The Navy took more steps, inside and out, as it worked to slice consumption by 533 million gallons — enough water to fill more than 650 Olympic-sized swimming pools. Outside, it replaced 7.5 acres of grass with artificial turf and drought-resistant plants. Inside, it replaced 5,000 showerheads with ultra-low-flow versions and installed 225 waterless urinals, estimated to save 25,000 gallons each per year.
Others took similar steps. The University of San Diego (No. 19) shortened the irrigation cycle on its sprinklers by two minutes. Roger Manion, an assistant vice president, estimates that will save 15 million gallons annually. While the city’s figures show USD’s annual consumption increasing, Manion said the university’s records showed a 5 percent decrease on campus.
Not all businesses believe they have significant capacity to conserve. Atlas Hotels (No. 34), which operates the Town and Country Resort in Mission Valley, posted a 76 percent consumption increase.

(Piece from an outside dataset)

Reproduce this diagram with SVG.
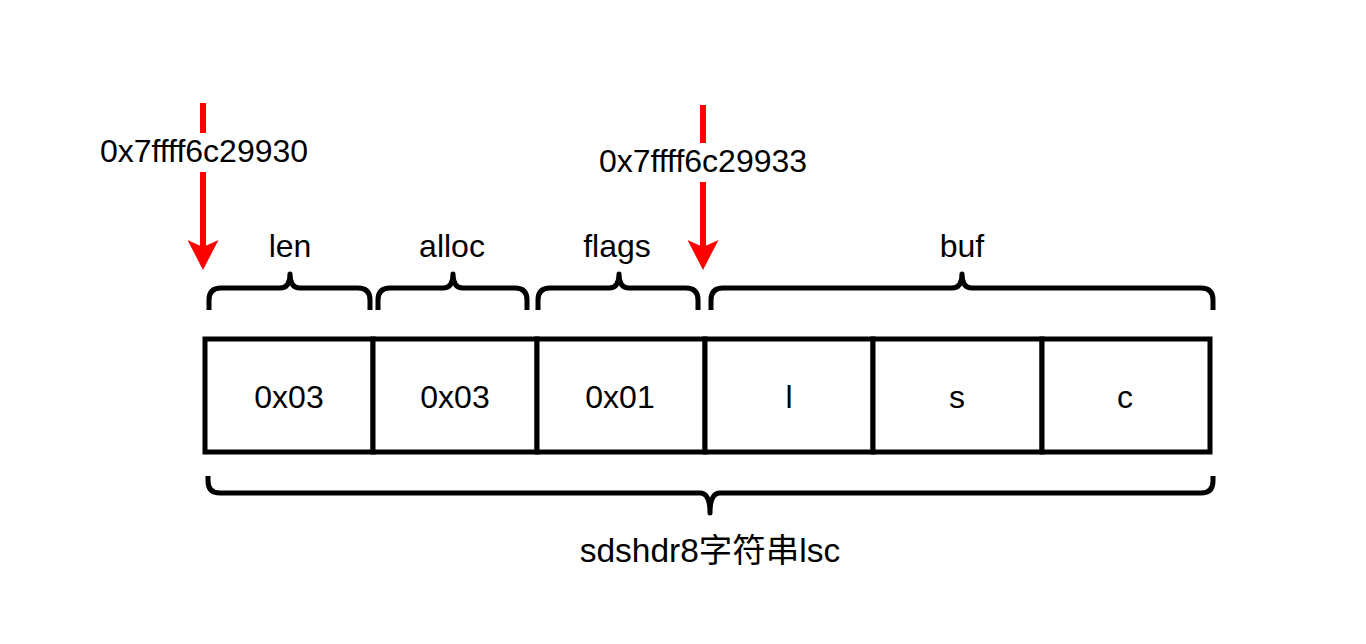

Mike McDowell, an Atlas vice president, disputed the city’s figures, saying they didn’t count two other water meters at the resort. Consumption did increase 40 percent, McDowell said. The resort opened a new 42,000 square-foot exhibition hall, which boosted occupancy levels, he said.
The Town and Country is a large water user, McDowell said, because it’s a resort — and its customers expect it to look tropical, even if San Diego isn’t. Its consumption stands to benefit the region, he said, because more visitors mean more tax revenue.
“We can’t have the lawn dying, we can’t have the lawn shriveling, we can’t have the bird of paradise not blooming,” McDowell said. “We’re in the entertainment business. We’re trying to create perhaps a façade of being more than we are — but we’re also trying to fulfill our guests’ expectations. The expectation is that we’re not Phoenix. That’s why they come here.”